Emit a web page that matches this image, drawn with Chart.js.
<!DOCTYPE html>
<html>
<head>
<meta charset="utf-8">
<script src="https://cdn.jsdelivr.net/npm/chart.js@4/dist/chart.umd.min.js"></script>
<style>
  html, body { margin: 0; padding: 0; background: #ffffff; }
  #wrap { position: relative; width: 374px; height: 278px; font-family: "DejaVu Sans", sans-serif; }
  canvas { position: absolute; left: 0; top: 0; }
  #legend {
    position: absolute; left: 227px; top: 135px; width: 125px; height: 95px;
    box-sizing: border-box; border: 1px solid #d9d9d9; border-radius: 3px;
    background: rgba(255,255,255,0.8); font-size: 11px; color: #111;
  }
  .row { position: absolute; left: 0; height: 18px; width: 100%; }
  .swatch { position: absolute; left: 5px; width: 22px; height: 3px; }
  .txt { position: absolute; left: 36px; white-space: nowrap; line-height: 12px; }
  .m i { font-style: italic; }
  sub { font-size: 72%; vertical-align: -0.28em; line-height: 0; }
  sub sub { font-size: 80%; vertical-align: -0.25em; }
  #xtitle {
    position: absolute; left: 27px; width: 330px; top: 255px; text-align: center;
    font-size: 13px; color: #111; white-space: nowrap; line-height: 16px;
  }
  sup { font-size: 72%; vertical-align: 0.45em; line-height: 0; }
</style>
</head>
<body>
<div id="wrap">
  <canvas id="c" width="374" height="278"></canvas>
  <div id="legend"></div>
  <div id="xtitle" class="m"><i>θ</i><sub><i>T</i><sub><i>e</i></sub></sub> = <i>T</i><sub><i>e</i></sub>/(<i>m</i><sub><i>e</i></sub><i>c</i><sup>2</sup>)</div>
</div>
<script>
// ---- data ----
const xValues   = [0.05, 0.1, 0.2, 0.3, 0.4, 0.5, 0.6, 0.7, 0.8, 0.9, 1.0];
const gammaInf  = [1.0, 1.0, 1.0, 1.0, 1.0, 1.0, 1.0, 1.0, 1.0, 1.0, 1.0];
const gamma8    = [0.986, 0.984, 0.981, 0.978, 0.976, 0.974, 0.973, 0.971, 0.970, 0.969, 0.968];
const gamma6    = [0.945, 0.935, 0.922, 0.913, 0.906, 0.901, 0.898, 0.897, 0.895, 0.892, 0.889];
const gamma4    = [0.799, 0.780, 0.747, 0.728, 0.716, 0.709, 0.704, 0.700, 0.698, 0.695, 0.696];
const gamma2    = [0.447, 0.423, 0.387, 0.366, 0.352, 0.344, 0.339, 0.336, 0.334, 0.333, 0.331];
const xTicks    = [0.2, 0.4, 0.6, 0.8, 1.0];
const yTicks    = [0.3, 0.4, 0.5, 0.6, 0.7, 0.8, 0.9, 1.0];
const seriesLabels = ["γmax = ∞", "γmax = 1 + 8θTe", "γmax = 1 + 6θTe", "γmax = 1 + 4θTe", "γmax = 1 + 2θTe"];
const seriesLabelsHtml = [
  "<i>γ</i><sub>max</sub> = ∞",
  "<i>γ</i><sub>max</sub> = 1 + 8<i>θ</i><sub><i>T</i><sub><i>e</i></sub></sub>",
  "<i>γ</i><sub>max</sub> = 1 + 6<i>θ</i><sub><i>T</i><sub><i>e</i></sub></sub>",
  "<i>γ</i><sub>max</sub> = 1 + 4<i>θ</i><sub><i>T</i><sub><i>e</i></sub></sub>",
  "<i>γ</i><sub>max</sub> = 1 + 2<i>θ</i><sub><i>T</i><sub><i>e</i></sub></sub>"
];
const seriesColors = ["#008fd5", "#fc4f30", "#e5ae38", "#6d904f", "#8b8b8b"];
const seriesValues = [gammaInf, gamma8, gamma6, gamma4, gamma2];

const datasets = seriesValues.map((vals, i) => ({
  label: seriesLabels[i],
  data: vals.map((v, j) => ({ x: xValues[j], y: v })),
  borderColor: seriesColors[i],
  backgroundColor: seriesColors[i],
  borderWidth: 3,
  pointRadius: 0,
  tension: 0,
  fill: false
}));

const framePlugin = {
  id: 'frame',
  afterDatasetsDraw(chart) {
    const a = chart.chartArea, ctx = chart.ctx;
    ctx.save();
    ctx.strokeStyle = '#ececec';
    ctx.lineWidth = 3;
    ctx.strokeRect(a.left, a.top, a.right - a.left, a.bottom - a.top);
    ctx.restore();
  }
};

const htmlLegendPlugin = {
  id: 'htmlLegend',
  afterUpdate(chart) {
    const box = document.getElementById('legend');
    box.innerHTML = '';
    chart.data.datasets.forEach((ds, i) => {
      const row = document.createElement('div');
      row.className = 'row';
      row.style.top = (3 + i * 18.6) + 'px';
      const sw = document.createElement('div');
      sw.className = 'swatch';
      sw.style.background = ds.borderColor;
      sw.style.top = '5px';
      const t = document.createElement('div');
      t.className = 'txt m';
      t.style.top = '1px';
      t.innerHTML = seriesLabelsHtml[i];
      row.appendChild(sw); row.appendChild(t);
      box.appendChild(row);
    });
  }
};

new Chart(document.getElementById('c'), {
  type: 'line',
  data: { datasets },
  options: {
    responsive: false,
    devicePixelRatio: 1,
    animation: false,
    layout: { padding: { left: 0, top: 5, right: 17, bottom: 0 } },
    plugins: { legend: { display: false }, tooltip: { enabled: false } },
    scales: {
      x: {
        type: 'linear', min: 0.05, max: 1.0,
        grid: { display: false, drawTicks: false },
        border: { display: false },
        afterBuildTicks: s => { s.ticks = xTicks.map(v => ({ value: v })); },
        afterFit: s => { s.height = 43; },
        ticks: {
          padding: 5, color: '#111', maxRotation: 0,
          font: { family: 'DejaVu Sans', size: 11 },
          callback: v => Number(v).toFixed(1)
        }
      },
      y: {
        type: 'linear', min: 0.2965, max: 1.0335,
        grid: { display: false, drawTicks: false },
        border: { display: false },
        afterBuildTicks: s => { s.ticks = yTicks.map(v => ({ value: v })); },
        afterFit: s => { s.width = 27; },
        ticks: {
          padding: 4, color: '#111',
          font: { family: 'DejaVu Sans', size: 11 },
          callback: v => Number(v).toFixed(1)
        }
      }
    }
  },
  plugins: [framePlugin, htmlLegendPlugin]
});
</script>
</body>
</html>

What you will do
Copy out every line of the data above, exactly as given.

Exercise response
Emit a web page that matches this image, drawn with Chart.js.
<!DOCTYPE html>
<html>
<head>
<meta charset="utf-8">
<script src="https://cdn.jsdelivr.net/npm/chart.js@4/dist/chart.umd.min.js"></script>
<style>
  html, body { margin: 0; padding: 0; background: #ffffff; }
  #wrap { position: relative; width: 374px; height: 278px; font-family: "DejaVu Sans", sans-serif; }
  canvas { position: absolute; left: 0; top: 0; }
  #legend {
    position: absolute; left: 227px; top: 135px; width: 125px; height: 95px;
    box-sizing: border-box; border: 1px solid #d9d9d9; border-radius: 3px;
    background: rgba(255,255,255,0.8); font-size: 11px; color: #111;
  }
  .row { position: absolute; left: 0; height: 18px; width: 100%; }
  .swatch { position: absolute; left: 5px; width: 22px; height: 3px; }
  .txt { position: absolute; left: 36px; white-space: nowrap; line-height: 12px; }
  .m i { font-style: italic; }
  sub { font-size: 72%; vertical-align: -0.28em; line-height: 0; }
  sub sub { font-size: 80%; vertical-align: -0.25em; }
  #xtitle {
    position: absolute; left: 27px; width: 330px; top: 255px; text-align: center;
    font-size: 13px; color: #111; white-space: nowrap; line-height: 16px;
  }
  sup { font-size: 72%; vertical-align: 0.45em; line-height: 0; }
</style>
</head>
<body>
<div id="wrap">
  <canvas id="c" width="374" height="278"></canvas>
  <div id="legend"></div>
  <div id="xtitle" class="m"><i>θ</i><sub><i>T</i><sub><i>e</i></sub></sub> = <i>T</i><sub><i>e</i></sub>/(<i>m</i><sub><i>e</i></sub><i>c</i><sup>2</sup>)</div>
</div>
<script>
// ---- data ----
const xValues   = [0.05, 0.1, 0.2, 0.3, 0.4, 0.5, 0.6, 0.7, 0.8, 0.9, 1.0];
const gammaInf  = [1.0, 1.0, 1.0, 1.0, 1.0, 1.0, 1.0, 1.0, 1.0, 1.0, 1.0];
const gamma8    = [0.986, 0.984, 0.981, 0.978, 0.976, 0.974, 0.973, 0.971, 0.970, 0.969, 0.968];
const gamma6    = [0.945, 0.935, 0.922, 0.913, 0.906, 0.901, 0.898, 0.897, 0.895, 0.892, 0.889];
const gamma4    = [0.799, 0.780, 0.747, 0.728, 0.716, 0.709, 0.704, 0.700, 0.698, 0.695, 0.696];
const gamma2    = [0.447, 0.423, 0.387, 0.366, 0.352, 0.344, 0.339, 0.336, 0.334, 0.333, 0.331];
const xTicks    = [0.2, 0.4, 0.6, 0.8, 1.0];
const yTicks    = [0.3, 0.4, 0.5, 0.6, 0.7, 0.8, 0.9, 1.0];
const seriesLabels = ["γmax = ∞", "γmax = 1 + 8θTe", "γmax = 1 + 6θTe", "γmax = 1 + 4θTe", "γmax = 1 + 2θTe"];
const seriesLabelsHtml = [
  "<i>γ</i><sub>max</sub> = ∞",
  "<i>γ</i><sub>max</sub> = 1 + 8<i>θ</i><sub><i>T</i><sub><i>e</i></sub></sub>",
  "<i>γ</i><sub>max</sub> = 1 + 6<i>θ</i><sub><i>T</i><sub><i>e</i></sub></sub>",
  "<i>γ</i><sub>max</sub> = 1 + 4<i>θ</i><sub><i>T</i><sub><i>e</i></sub></sub>",
  "<i>γ</i><sub>max</sub> = 1 + 2<i>θ</i><sub><i>T</i><sub><i>e</i></sub></sub>"
];
const seriesColors = ["#008fd5", "#fc4f30", "#e5ae38", "#6d904f", "#8b8b8b"];
const seriesValues = [gammaInf, gamma8, gamma6, gamma4, gamma2];

const datasets = seriesValues.map((vals, i) => ({
  label: seriesLabels[i],
  data: vals.map((v, j) => ({ x: xValues[j], y: v })),
  borderColor: seriesColors[i],
  backgroundColor: seriesColors[i],
  borderWidth: 3,
  pointRadius: 0,
  tension: 0,
  fill: false
}));

const framePlugin = {
  id: 'frame',
  afterDatasetsDraw(chart) {
    const a = chart.chartArea, ctx = chart.ctx;
    ctx.save();
    ctx.strokeStyle = '#ececec';
    ctx.lineWidth = 3;
    ctx.strokeRect(a.left, a.top, a.right - a.left, a.bottom - a.top);
    ctx.restore();
  }
};

const htmlLegendPlugin = {
  id: 'htmlLegend',
  afterUpdate(chart) {
    const box = document.getElementById('legend');
    box.innerHTML = '';
    chart.data.datasets.forEach((ds, i) => {
      const row = document.createElement('div');
      row.className = 'row';
      row.style.top = (3 + i * 18.6) + 'px';
      const sw = document.createElement('div');
      sw.className = 'swatch';
      sw.style.background = ds.borderColor;
      sw.style.top = '5px';
      const t = document.createElement('div');
      t.className = 'txt m';
      t.style.top = '1px';
      t.innerHTML = seriesLabelsHtml[i];
      row.appendChild(sw); row.appendChild(t);
      box.appendChild(row);
    });
  }
};

new Chart(document.getElementById('c'), {
  type: 'line',
  data: { datasets },
  options: {
    responsive: false,
    devicePixelRatio: 1,
    animation: false,
    layout: { padding: { left: 0, top: 5, right: 17, bottom: 0 } },
    plugins: { legend: { display: false }, tooltip: { enabled: false } },
    scales: {
      x: {
        type: 'linear', min: 0.05, max: 1.0,
        grid: { display: false, drawTicks: false },
        border: { display: false },
        afterBuildTicks: s => { s.ticks = xTicks.map(v => ({ value: v })); },
        afterFit: s => { s.height = 43; },
        ticks: {
          padding: 5, color: '#111', maxRotation: 0,
          font: { family: 'DejaVu Sans', size: 11 },
          callback: v => Number(v).toFixed(1)
        }
      },
      y: {
        type: 'linear', min: 0.2965, max: 1.0335,
        grid: { display: false, drawTicks: false },
        border: { display: false },
        afterBuildTicks: s => { s.ticks = yTicks.map(v => ({ value: v })); },
        afterFit: s => { s.width = 27; },
        ticks: {
          padding: 4, color: '#111',
          font: { family: 'DejaVu Sans', size: 11 },
          callback: v => Number(v).toFixed(1)
        }
      }
    }
  },
  plugins: [framePlugin, htmlLegendPlugin]
});
</script>
</body>
</html>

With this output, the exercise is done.